Many of them are yearlings on their first long journey south. Small and lightweight swallows and willow warblers, weighing just a handful of grams, undertake voyages of six thousand miles to South Africa crossing the vast Sahara Desert on their way.
Also travelling are grand flocks of Bean Geese from the Russian and Finnish tundra, as well as familiar Canada Geese and raptors such as hawks, falcons and osprey. Later in the season, doves, finches, tits and thrushes head for the warmer parts of continental Europe.
Awed by the scale of the birds’ endeavours we enjoyed the ‘practice’ flights of Canada Geese over the sea at Skillinge, a beguiling coastal village. The birds were marshalled along the seafront, perched and honking noisily on rocky boulders but also massed in squadrons in the freshly harvested fields.
Amongst them swans, cormorants, mallard ducks, seagulls and pigeons busied about. We wondered at their conversation. Was there any? There was no doubt who held sway here. It was a migratory parliament of fowls.
At dusk a slow procession of small boats returned to the quiet harbour. The village is a topsy-turvy collection of small houses clustered in and on top of each other. Naively perceived by us as to be a workaday fishing community, Skillinge proved to be a pricey seaside investment village of second homes and Air B&B getaways. Its harbourside inn or ‘krog’ was closed.
We looked it up online, it seemed a Stockholm couple had taken it over within recent years but despite initially glowing reviews had lost the business. It was being sold by receivers, which seemed sad.
We ventured further along the rural, coastal roads. Despite the very recent end of the Summer season they were quiet. We passed ancient white churches, grazing cattle and sheep, and boulders marking ancient stone circles.
One of them, ‘Dinas Thing’ was thought to be a Viking meeting place. The Nordic pillagers held regular councils, which they referred to as a ‘thing’, at clearly marked meeting places. I rather liked the idea of a council meeting being called a ‘thing’.
At Sandhammaren we walked the silky white, glistening sands of Sweden’s most beautiful beach. Is such a shoreline possible outside of the Caribbean?

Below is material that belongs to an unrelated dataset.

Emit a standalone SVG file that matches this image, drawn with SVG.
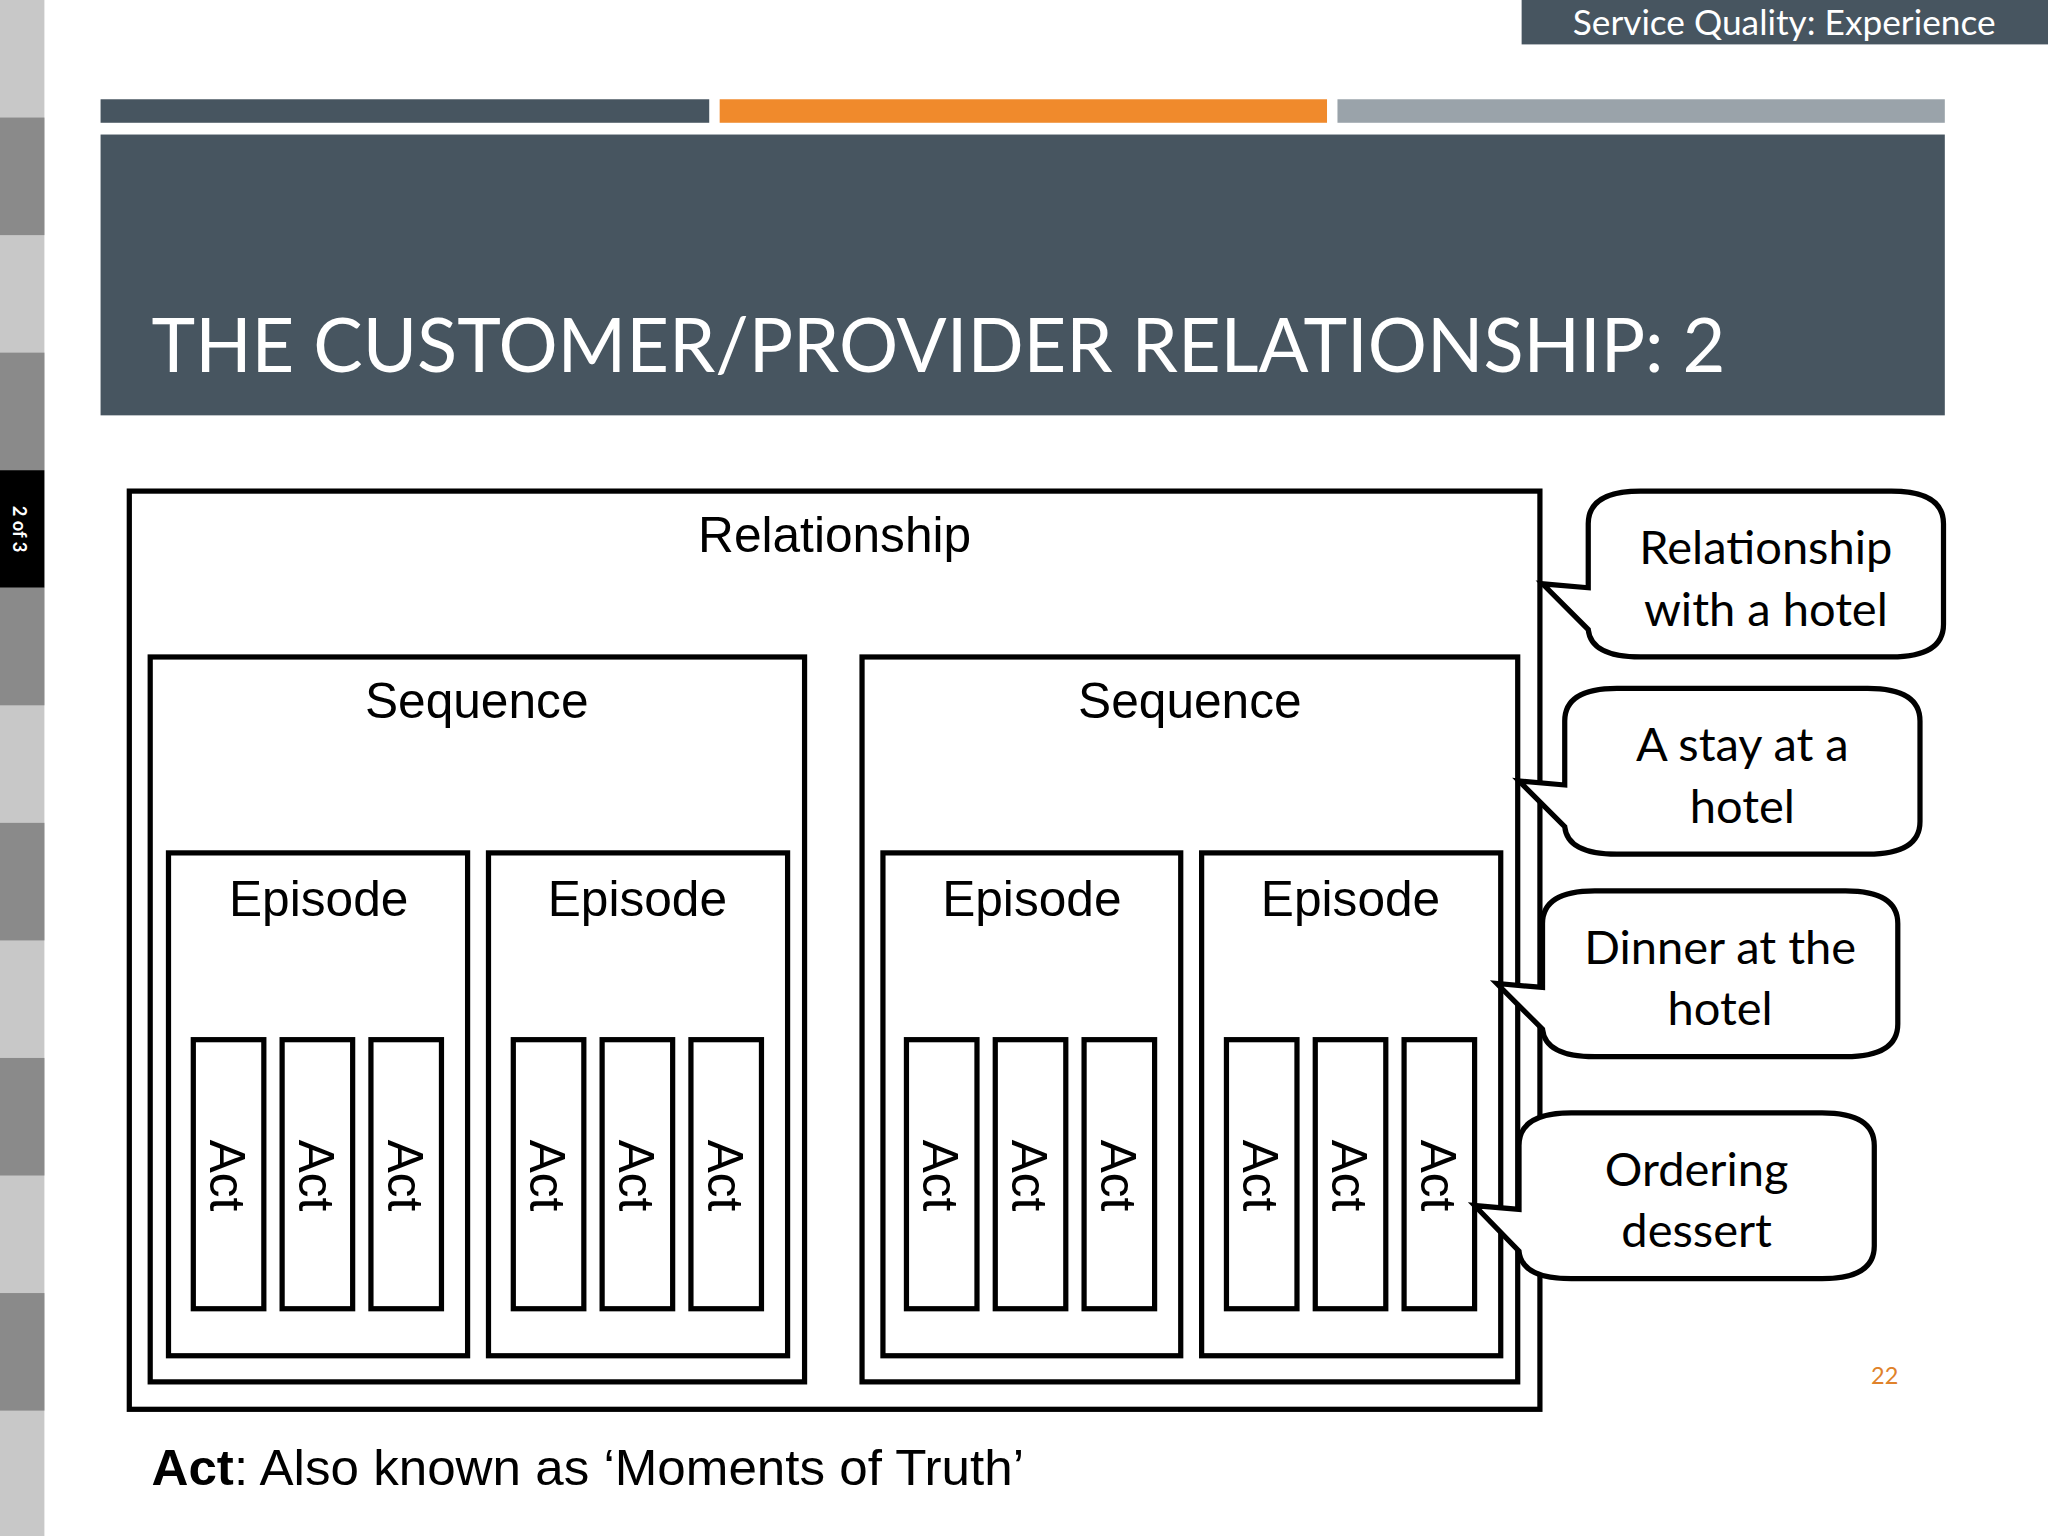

Undulating sand dunes, gulls gliding on the breeze and foaming waves…
The answer, a resounding, yes. Layers of dunes, rich with fresh green grasses, line the length of the five-mile long beach with nothing to break or disturb the view inland.

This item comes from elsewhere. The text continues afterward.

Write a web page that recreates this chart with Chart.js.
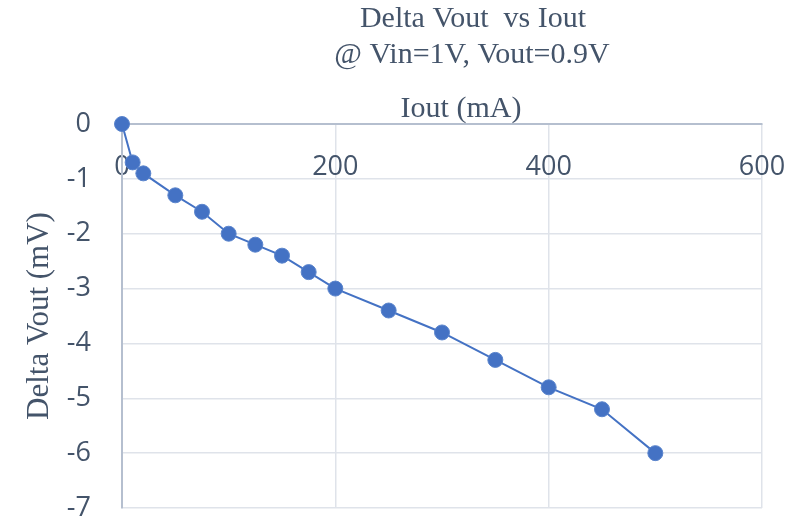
<!DOCTYPE html>
<html>
<head>
<meta charset="utf-8">
<script src="https://cdn.jsdelivr.net/npm/chart.js@4/dist/chart.umd.min.js"></script>
<style>
  html, body { margin: 0; padding: 0; background: #ffffff; }
  #wrap { width: 799px; height: 521px; }
</style>
</head>
<body>
<div id="wrap"><canvas id="chart" width="799" height="521"></canvas></div>
<script>
// Load-regulation measurement: output current (mA) vs change in output voltage (mV)
const iout = [0, 10, 20, 50, 75, 100, 125, 150, 175, 200, 250, 300, 350, 400, 450, 500];
const deltaVout = [0, -0.7, -0.9, -1.3, -1.6, -2.0, -2.2, -2.4, -2.7, -3.0, -3.4, -3.8, -4.3, -4.8, -5.2, -6.0];

const titleLines = ['Delta Vout  vs Iout', '@ Vin=1V, Vout=0.9V'];
const xAxisTitle = 'Iout (mA)';
const yAxisTitle = 'Delta Vout (mV)';

const xTicks = { min: 0, max: 600, step: 200 };
const yTicks = { min: -7, max: 0, step: 1 };

const TEXT = '#44546A';
const SERIF = '"Liberation Serif", "Times New Roman", serif';
const SANS = '"Open Sans", "Liberation Sans", sans-serif';

const points = iout.map((x, i) => ({ x: x, y: deltaVout[i] }));

// Headings drawn above the plot (chart title and the x-axis caption)
const headings = {
  id: 'headings',
  afterDraw(chart) {
    const ctx = chart.ctx;
    ctx.save();
    ctx.fillStyle = TEXT;
    ctx.textAlign = 'center';
    ctx.textBaseline = 'alphabetic';
    ctx.font = '30px ' + SERIF;
    ctx.fillText(titleLines[0], 473, 27);
    ctx.fillText(titleLines[1], 472, 63);
    ctx.fillText(xAxisTitle, 461, 117);
    ctx.restore();
  }
};

// Keep the plot area fixed by the layout padding alone
function noScalePadding(scale) {
  scale.paddingTop = 0;
  scale.paddingBottom = 0;
  scale.paddingLeft = 0;
  scale.paddingRight = 0;
}

new Chart(document.getElementById('chart'), {
  type: 'scatter',
  data: {
    datasets: [{
      data: points,
      showLine: true,
      borderColor: '#4472C4',
      borderWidth: 2,
      backgroundColor: '#4472C4',
      pointBackgroundColor: '#4472C4',
      pointBorderColor: '#5a84cc',
      pointBorderWidth: 1,
      pointRadius: 7.5,
      pointHoverRadius: 7.5,
      clip: false
    }]
  },
  options: {
    responsive: false,
    animation: false,
    events: [],
    layout: { padding: { top: 124, right: 37, bottom: 13, left: 0 } },
    plugins: {
      legend: { display: false },
      tooltip: { enabled: false },
      title: { display: false }
    },
    scales: {
      x: {
        type: 'linear',
        position: { y: 0 },
        min: xTicks.min,
        max: xTicks.max,
        ticks: {
          stepSize: xTicks.step,
          color: TEXT,
          font: { family: SANS, size: 27 },
          padding: 27,
          maxRotation: 0
        },
        grid: { color: '#dfe3ea', lineWidth: 1.5, drawTicks: false },
        border: { display: true, color: '#b5bfcf', width: 2 },
        afterFit(scale) { noScalePadding(scale); }
      },
      y: {
        type: 'linear',
        position: 'left',
        min: yTicks.min,
        max: yTicks.max,
        ticks: {
          stepSize: yTicks.step,
          color: TEXT,
          font: { family: SANS, size: 27 },
          padding: 31
        },
        grid: { color: '#dfe3ea', lineWidth: 1.5, drawTicks: false },
        border: { display: true, color: '#b5bfcf', width: 2 },
        title: {
          display: true,
          text: yAxisTitle,
          color: TEXT,
          font: { family: SERIF, size: 31 },
          padding: { top: 21, bottom: 0 }
        },
        afterFit(scale) { scale.width = 122; noScalePadding(scale); }
      }
    }
  },
  plugins: [headings]
});
</script>
</body>
</html>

Sandhammaren Strand is located in a nature reserve which is the largest drift dune area in Sweden. We climbed up to a viewing platform to see natural walkways through the grasses, leading to the sparkling blue Baltic sea (now cooling down to 19 degrees).

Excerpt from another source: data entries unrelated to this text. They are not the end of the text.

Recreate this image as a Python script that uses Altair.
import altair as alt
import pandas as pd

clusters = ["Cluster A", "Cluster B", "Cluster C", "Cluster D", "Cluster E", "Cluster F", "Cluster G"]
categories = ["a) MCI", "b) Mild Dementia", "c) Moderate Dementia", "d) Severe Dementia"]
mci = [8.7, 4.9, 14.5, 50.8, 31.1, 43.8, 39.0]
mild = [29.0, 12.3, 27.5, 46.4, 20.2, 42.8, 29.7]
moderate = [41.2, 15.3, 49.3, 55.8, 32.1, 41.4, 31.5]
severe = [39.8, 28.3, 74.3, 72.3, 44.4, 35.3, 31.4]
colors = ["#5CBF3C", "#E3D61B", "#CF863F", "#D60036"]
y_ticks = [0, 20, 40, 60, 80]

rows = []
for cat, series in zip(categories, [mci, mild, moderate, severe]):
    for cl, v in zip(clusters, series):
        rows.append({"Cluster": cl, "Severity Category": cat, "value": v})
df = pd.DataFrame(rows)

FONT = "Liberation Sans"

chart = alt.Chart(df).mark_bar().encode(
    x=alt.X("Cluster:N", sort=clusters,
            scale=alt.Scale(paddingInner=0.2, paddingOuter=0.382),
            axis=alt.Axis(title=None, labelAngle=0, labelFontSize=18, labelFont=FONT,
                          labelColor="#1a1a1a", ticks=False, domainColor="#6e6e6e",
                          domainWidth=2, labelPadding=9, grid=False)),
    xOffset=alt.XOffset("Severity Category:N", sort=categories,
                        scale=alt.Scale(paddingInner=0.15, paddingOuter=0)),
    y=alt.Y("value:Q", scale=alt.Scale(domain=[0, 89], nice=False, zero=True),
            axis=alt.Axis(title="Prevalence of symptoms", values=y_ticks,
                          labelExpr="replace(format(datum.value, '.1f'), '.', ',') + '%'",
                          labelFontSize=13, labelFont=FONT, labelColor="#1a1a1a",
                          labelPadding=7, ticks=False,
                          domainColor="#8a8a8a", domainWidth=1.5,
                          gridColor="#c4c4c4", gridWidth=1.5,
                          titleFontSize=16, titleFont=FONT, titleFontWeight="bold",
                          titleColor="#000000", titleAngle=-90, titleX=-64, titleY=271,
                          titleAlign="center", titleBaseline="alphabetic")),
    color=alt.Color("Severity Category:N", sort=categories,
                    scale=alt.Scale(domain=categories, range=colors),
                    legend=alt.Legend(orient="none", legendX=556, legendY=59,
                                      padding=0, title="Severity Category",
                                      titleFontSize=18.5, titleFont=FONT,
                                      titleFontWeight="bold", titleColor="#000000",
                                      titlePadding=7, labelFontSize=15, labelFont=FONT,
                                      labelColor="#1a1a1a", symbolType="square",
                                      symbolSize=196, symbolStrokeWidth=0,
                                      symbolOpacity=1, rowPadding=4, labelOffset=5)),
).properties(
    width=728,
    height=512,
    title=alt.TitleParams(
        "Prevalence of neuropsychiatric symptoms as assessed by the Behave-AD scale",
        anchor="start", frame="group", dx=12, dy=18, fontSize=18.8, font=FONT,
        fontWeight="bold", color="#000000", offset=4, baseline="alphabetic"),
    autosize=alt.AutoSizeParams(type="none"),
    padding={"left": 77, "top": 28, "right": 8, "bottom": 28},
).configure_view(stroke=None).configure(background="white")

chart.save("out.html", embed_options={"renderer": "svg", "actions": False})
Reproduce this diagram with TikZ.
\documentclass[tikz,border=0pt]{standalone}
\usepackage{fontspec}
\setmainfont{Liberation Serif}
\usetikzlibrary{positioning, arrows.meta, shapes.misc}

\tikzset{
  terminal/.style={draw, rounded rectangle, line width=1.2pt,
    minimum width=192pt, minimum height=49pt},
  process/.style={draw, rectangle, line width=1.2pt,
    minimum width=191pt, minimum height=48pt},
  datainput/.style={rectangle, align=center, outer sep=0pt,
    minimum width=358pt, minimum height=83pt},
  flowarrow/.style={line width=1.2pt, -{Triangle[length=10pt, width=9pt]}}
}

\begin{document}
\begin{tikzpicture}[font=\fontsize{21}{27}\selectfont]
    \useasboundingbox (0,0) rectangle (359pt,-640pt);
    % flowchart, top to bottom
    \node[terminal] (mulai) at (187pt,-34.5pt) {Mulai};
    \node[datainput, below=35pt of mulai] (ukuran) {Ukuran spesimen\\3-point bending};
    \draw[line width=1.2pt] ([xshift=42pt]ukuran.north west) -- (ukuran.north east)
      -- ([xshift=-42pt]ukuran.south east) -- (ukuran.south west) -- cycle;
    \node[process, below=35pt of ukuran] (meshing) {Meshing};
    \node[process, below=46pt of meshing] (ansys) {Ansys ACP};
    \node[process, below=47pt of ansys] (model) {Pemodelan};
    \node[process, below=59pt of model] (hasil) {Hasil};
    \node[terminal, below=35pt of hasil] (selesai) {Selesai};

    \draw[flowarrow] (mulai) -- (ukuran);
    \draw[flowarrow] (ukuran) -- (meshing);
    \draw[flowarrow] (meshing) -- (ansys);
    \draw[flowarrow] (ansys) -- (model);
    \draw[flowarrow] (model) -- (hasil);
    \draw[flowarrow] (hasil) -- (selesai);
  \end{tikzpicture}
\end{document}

It was not always so peaceful. Due to viscous currents it was notorious as being the area where ships ground whilst trying to sail around southern Sweden. It has possibly the most boat wrecks off the entire coast.
Four lighthouses dot the shoreline dating from the 1860s, and Sweden’s oldest lifeboat built in 1855 is still housed nearby.
The beach houses that lined the forested roads were variously uber modern and built on earlier plots or renovated wooden cottages. Most of them sported the bright blue and yellow national flag.
Gardens, although spacious, were sparse in planting. It struck an odd note until we remembered the long snowy winters that would flatten any perennial growth.
The cars that passed us were, predictably, Volvos. A couple had bull bars on which seemed unnecessary until we remembered the constant signage warning of loose elk.
Our southern coast beach life in England is a world away from this version in Sweden’s southern corner.